Compare: Fallout to Fallout 3, Baldur's Gate to Dragon Age, Daggerfall to Skyrim, Goldbox to Neverwinter Nights.
In every case these properties and developers went from hardcore (no 'world levels with you' nonsense) as o what are basically a linear, impossible to lose version of God of War with more dialogue. I'm not even saying the latter games are bad, but they have basically nothing in common with their predecessors except spells and swords.
There are still independent companies producing these hardcore sandbox games - Avernum comes to mind - but they're comically niche. It looks like not only thr broader world of gaming but the originators of hexcrawl/tabletop rulesets have utterly abandoned all pretence of making anything like the classics. Is it just me or did the exact same thing happen to Wizards of the Coast?
To speculate why I might say: 1. early computer crawlers were run on machines generally owned by nerds, who were also in the height of the classic Glorantha and D&D tabletop craze; 2 fantasy fiction was a lot less stereotyped and a lot more brutal at the time; 3 old computers couldn't handle more graphics. An expansion meant more mechanical and object content that didn't have to be loaded unless a player had it or was near it (towns, monsters, npc dialogue). This meant that a new rpg or expansion would be almost entirely real content, I.e. not skins for your character or shinier mountains; 4 back then gamers didn't have a lot of options, people who didn't like high lethality games requiring a ton of thought and even mapping skills simply whined and got ignored.

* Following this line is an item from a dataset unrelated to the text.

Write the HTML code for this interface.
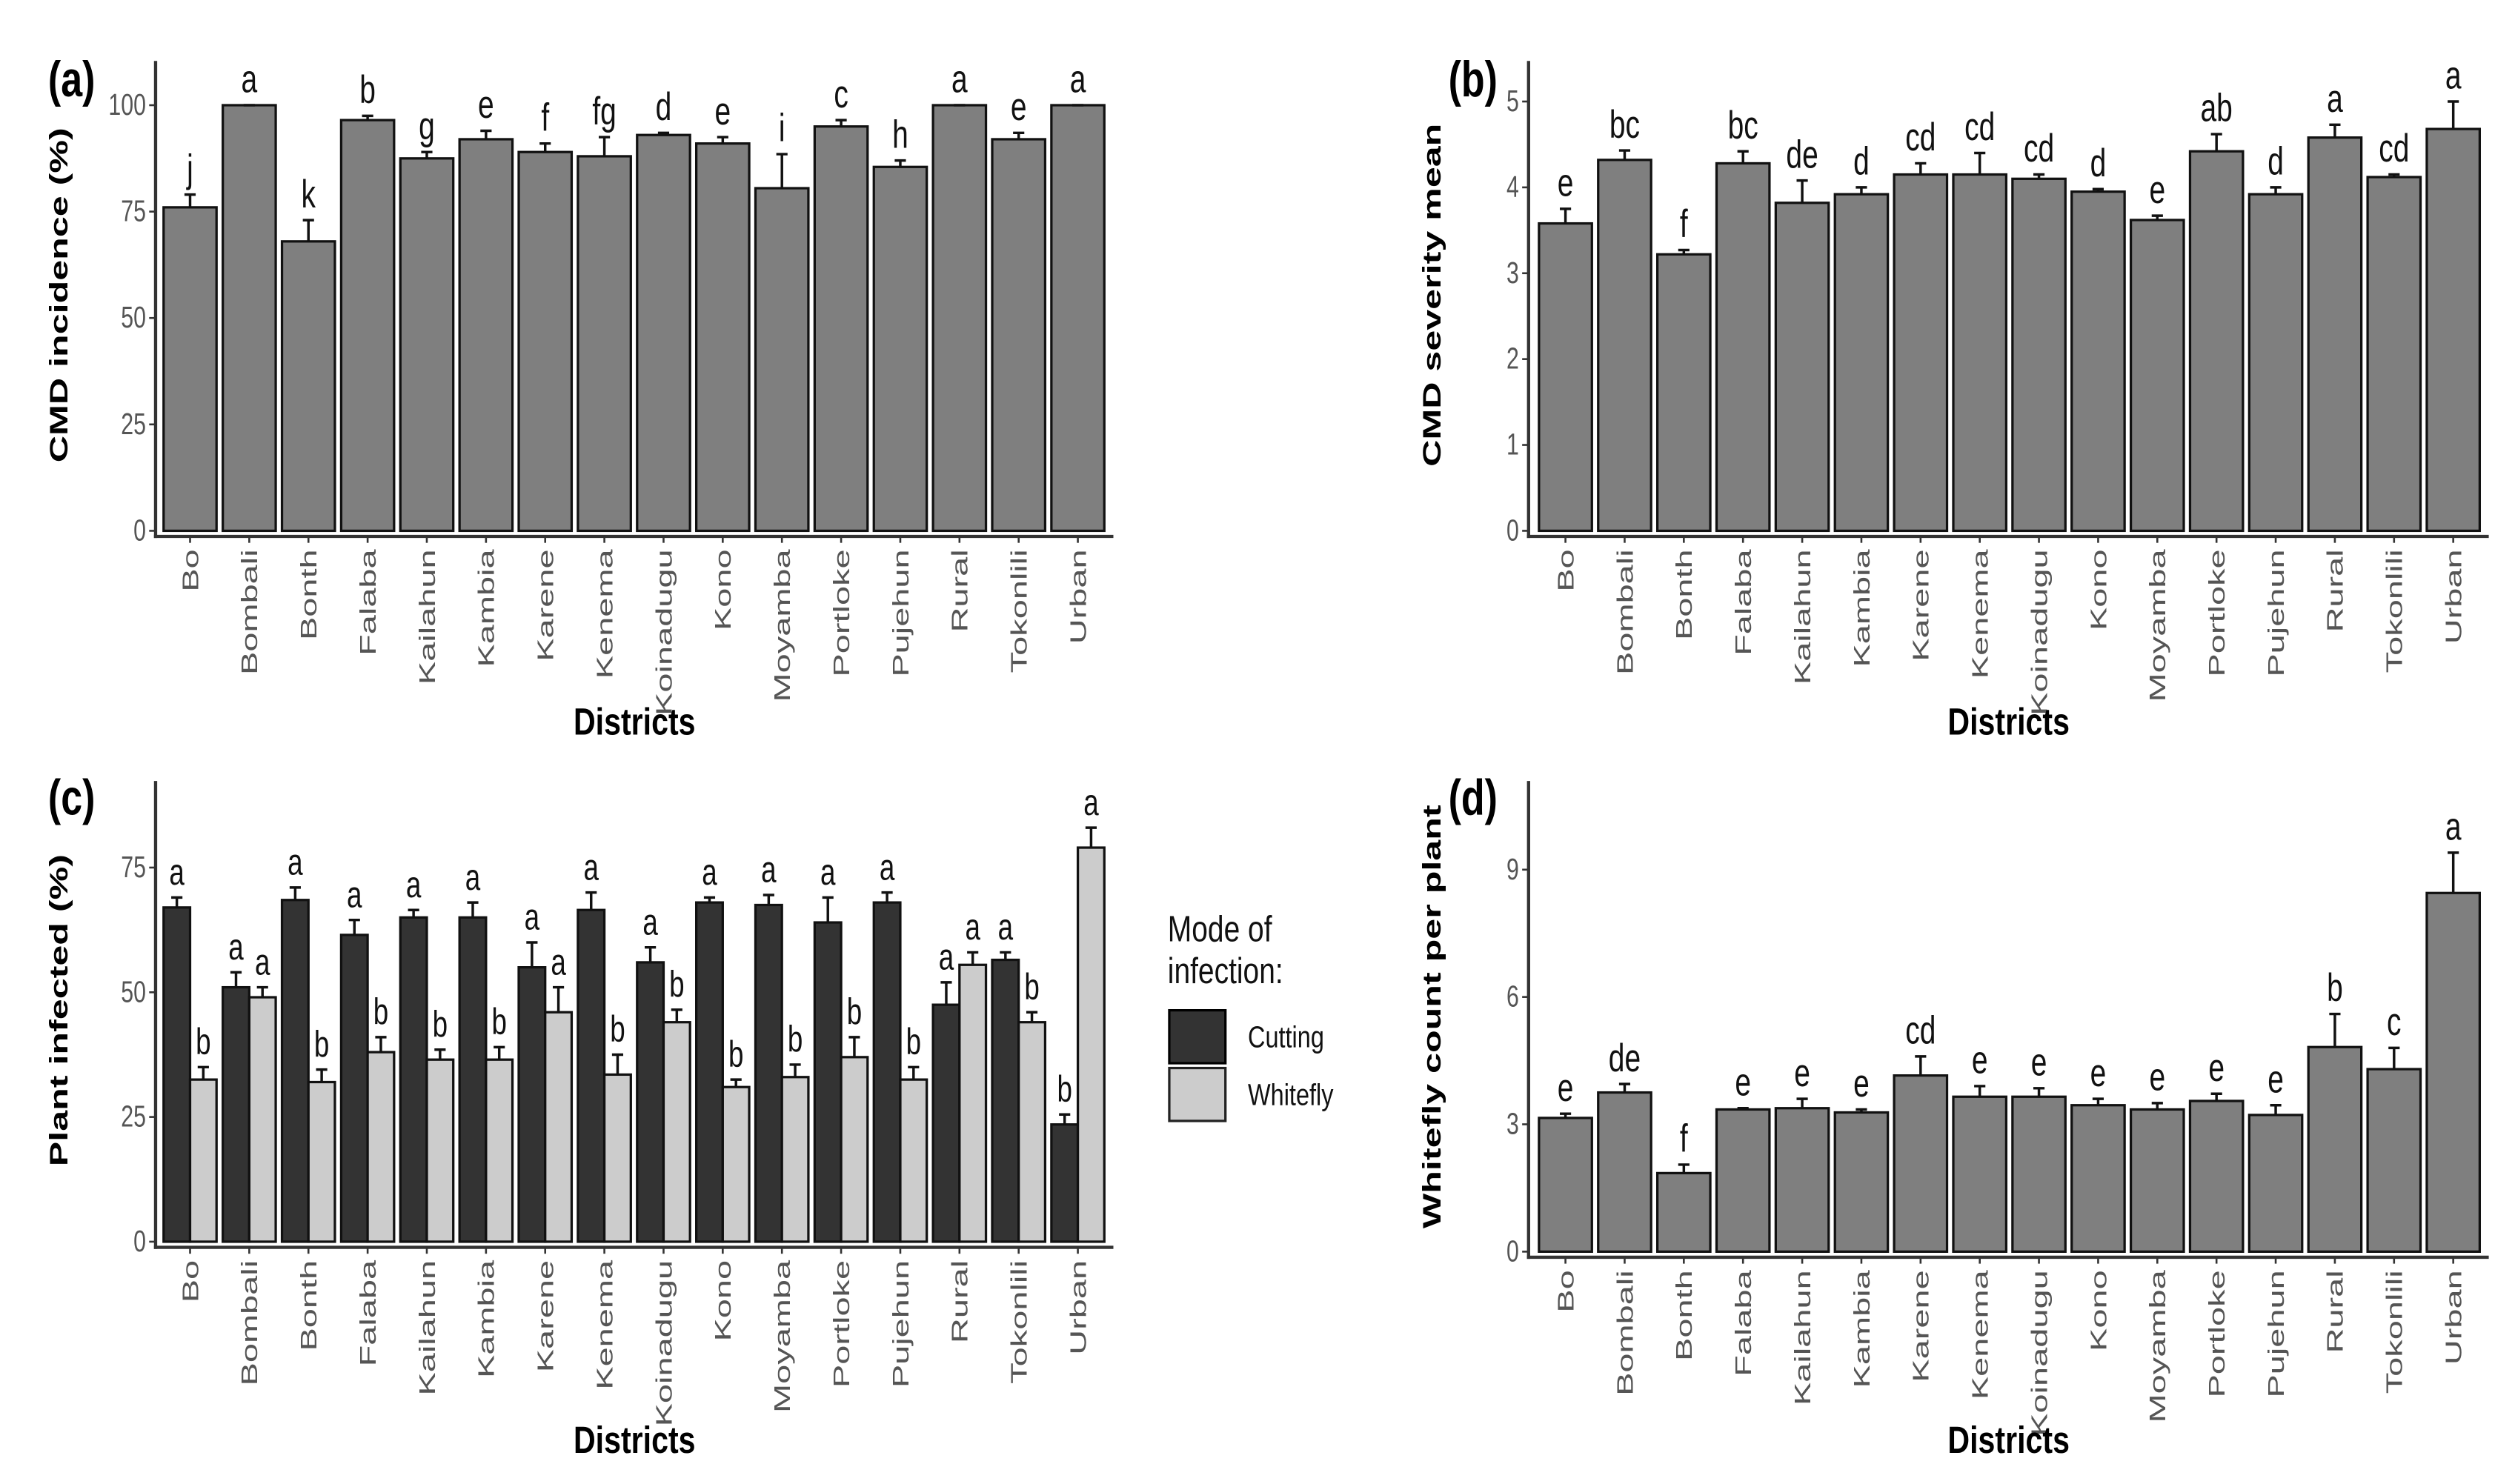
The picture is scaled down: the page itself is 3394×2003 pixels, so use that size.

You fast forward and the industry is catering to masses who have access to computers, who don't care about tabletop RPGs and would rather have dynamic lighting for the trol ls ballsack than options like climbing and door busting (and it is the 3d environments that are the biggest constraint on replicating and the huge scale and interactivty of old games).
Though not exactly parallel, I do feel like the same thing happened to the RPG market. I have talked to both tabletop and PC gamers who can not imagine anyone would want high lethality, interpretative rules and 'unbalanced' character races. On the tabletop front, the castration of GM authority by rules mongering and concessions to players who want to play unique superheroes have also altered the expectations of many gamers, in part because they are drawing on video game and softcore fantasy tropes.
Of course there's nothing to stop us from playing old games, tabletop or computer, (aside from an inability to find and run them) but I think that the days of me caring about new, mass marketed products are over.
And Chaosium does seem like an exception, tabletop wise, as does GURPS, but though I know there are players I've never met a single one at the local hobby stores. Its almost ALL Pathfinder and World od Darkness.